Feasibility of introducing stability bonds (debate)
MPphoto
 

  Sven Giegold, on behalf of the Verts/ALE Group. – (DE) Mr President, Commissioner, ladies and gentlemen, this situation reminds me of the time when, as a House, we took a cross-party decision that we wanted a financial transactions tax at European level, too. Tomorrow – and I am convinced of this – there will be a broad majority in favour of further steps towards common bonds in Europe. That is important for this crisis. With such a majority, Parliament would be sending out a clear signal that – in contrast to what many of the national parliaments and sections of the public have been happy to say – stability bonds are no work of the devil and instead have important benefits. This joint declaration shows that. They have important benefits, they provide a deep market that, at the end of the day, is highly liquid and thus capable of providing lower interest rates for all of Europe’s Member States for the long term. It is a prerequisite for communally secured debt that there is functional fiscal policy and that the budgets are sound. Ultimately, only when that is in place can there be large-scale communally secured debt. Comments of this kind have to be tempered, however, as we have long had communally secured debt in the European Investment Bank and the European Financial Stability Facility (EFSF).

It is also important, however – and this is my second point – that this resolution shows that the strategy pursued by the Council to handle the crisis up to now is illusory. A number of countries have major solvency problems and simple economic calculations show that involving private creditors in Greece was simply not enough. Similarly, austerity alone cannot solve the problems in these countries – nor can growth alone. Simple calculations by the Kiel Institute for the World Economy show that the primary surplus of countries such as Portugal and also Greece is too high – even after the debt haircut for Greece that has still not quite been adopted – to ultimately see these countries emerge from the crisis. That is why the model put forward by the German Council of Economic Experts of having low interest rates to finance pre-existing debt is important.
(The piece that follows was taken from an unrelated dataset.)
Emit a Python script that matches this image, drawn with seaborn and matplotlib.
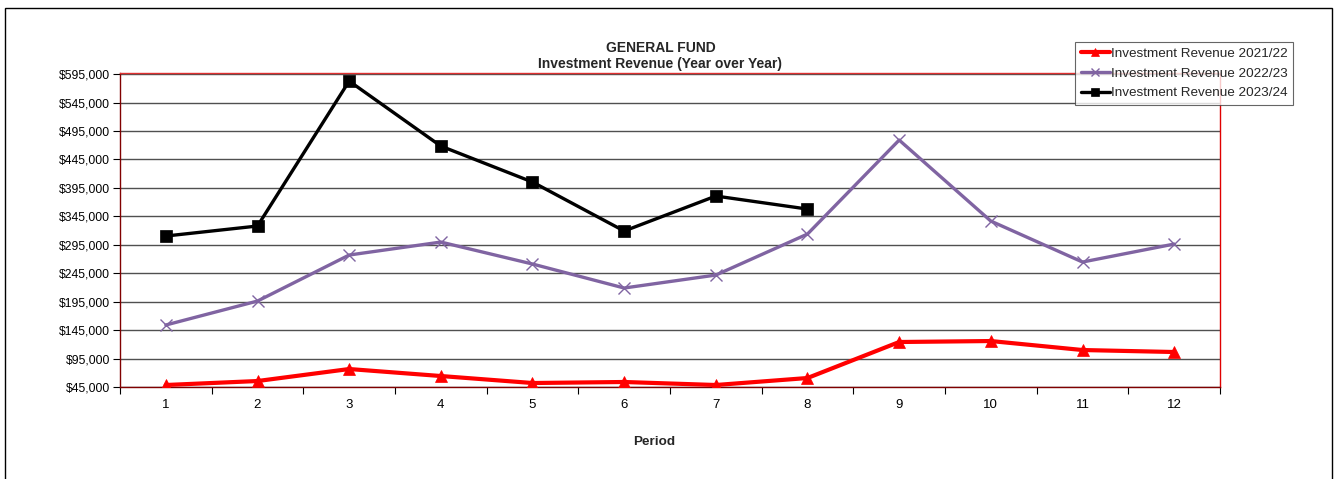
import matplotlib
matplotlib.use("Agg")
import matplotlib.pyplot as plt
import matplotlib.patches as mpatches
from matplotlib.ticker import FuncFormatter, FixedLocator
import seaborn as sns
import pandas as pd

periods = list(range(1, 13))
rev_2021_22 = [48500, 55500, 76600, 64300, 52000, 53800, 48500, 60800, 124100, 125800, 110000, 106500]
rev_2022_23 = [154000, 196100, 277000, 299800, 261200, 219000, 241800, 313900, 479100, 336700, 264700, 296300]
rev_2023_24 = [310400, 328000, 582800, 468500, 405300, 319200, 380700, 357800]
series_names = ["Investment Revenue 2021/22", "Investment Revenue 2022/23", "Investment Revenue 2023/24"]
y_ticks = list(range(45000, 595001, 50000))

rows = []
for name, vals in zip(series_names, [rev_2021_22, rev_2022_23, rev_2023_24]):
    for p, v in zip(periods, vals):
        rows.append({"Period": p, "Value": v, "Series": name})
df = pd.DataFrame(rows)

sns.set_theme(style="white")
plt.rcParams["font.family"] = ["Liberation Sans", "DejaVu Sans"]

fig = plt.figure(figsize=(13.36, 4.79), dpi=100)
ax = fig.add_axes([120/1336, 1-387/479, 1100/1336, 314/479])

palette = {series_names[0]: "#ff0000", series_names[1]: "#8064a2", series_names[2]: "#000000"}
markers = {series_names[0]: "^", series_names[1]: "x", series_names[2]: "s"}
sizes = {series_names[0]: 9, series_names[1]: 8, series_names[2]: 8}
widths = {series_names[0]: 3.0, series_names[1]: 2.4, series_names[2]: 2.4}

for name in series_names:
    sub = df[df["Series"] == name]
    sns.lineplot(data=sub, x="Period", y="Value", ax=ax, color=palette[name],
                 marker=markers[name], markersize=sizes[name], linewidth=widths[name],
                 markeredgecolor=palette[name],
                 markeredgewidth=1.0 if name == series_names[1] else 0.5,
                 label=name, zorder=3)

ax.set_xlim(0.5, 12.5)
ax.set_ylim(45000, 597000)
ax.set_yticks(y_ticks)
ax.yaxis.set_major_formatter(FuncFormatter(lambda v, p: f"${int(v):,}"))
ax.set_xticks(periods)
ax.set_xticklabels([str(p) for p in periods])
ax.xaxis.set_minor_locator(FixedLocator([i + 0.5 for i in range(0, 13)]))
ax.tick_params(axis="x", which="major", length=0, labelsize=9.5, pad=9, colors="#000000")
ax.tick_params(axis="x", which="minor", length=5, width=0.8, color="#000000", direction="out", bottom=True)
ax.tick_params(axis="y", which="major", length=5, width=0.8, color="#000000", direction="out",
               labelsize=8.7, pad=2, left=True, labelcolor="#000000")

ax.grid(axis="y", color="#505050", linewidth=1.0, zorder=0)
ax.grid(axis="x", visible=False)
ax.set_axisbelow(True)

ax.spines["left"].set_color("#800000")
ax.spines["bottom"].set_color("#800000")
ax.spines["top"].set_color("#e03030")
ax.spines["right"].set_color("#e00000")
for s in ax.spines.values():
    s.set_linewidth(1.0)
    s.set_visible(True)

ax.set_xlabel("")
ax.set_ylabel("")
fig.text(654/1336, 1-442/479, "Period", ha="center", va="center", fontsize=9.7, fontweight="bold")

fig.text(661/1336, 1-48/479, "GENERAL FUND", ha="center", va="center", fontsize=10, fontweight="bold")
fig.text(660/1336, 1-64/479, "Investment Revenue (Year over Year)", ha="center", va="center", fontsize=10, fontweight="bold")

leg = ax.legend(loc="upper right", bbox_to_anchor=(1293/1336, 1-42/479), bbox_transform=fig.transFigure,
                frameon=True, fancybox=False, fontsize=9.7, handlelength=2.2, handletextpad=0.05,
                borderpad=0.4, labelspacing=0.55, borderaxespad=0)
leg.get_frame().set_edgecolor("#404040")
leg.get_frame().set_linewidth(0.8)
for h in leg.legend_handles:
    h.set_markersize(6)

border = mpatches.Rectangle((5/1336, -0.01), 1327/1336, 1-8/479 + 0.01, transform=fig.transFigure,
                            fill=False, edgecolor="#000000", linewidth=1.0)
fig.patches.append(border)

fig.savefig("out.png", dpi=100)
Commissioner, I beg you to take this back to your fellow Commissioners. Do not allow yourselves to be sidetracked by the resistance of a few Member States. Without low interest rates for everyone, there is no way out of the euro crisis. You must, therefore, fall back on the Council of Economic Experts’ model. Examine the other models, too, and bring forward a bold and definitive proposal. The voice of Parliament is telling you that we want you to make your submission quickly.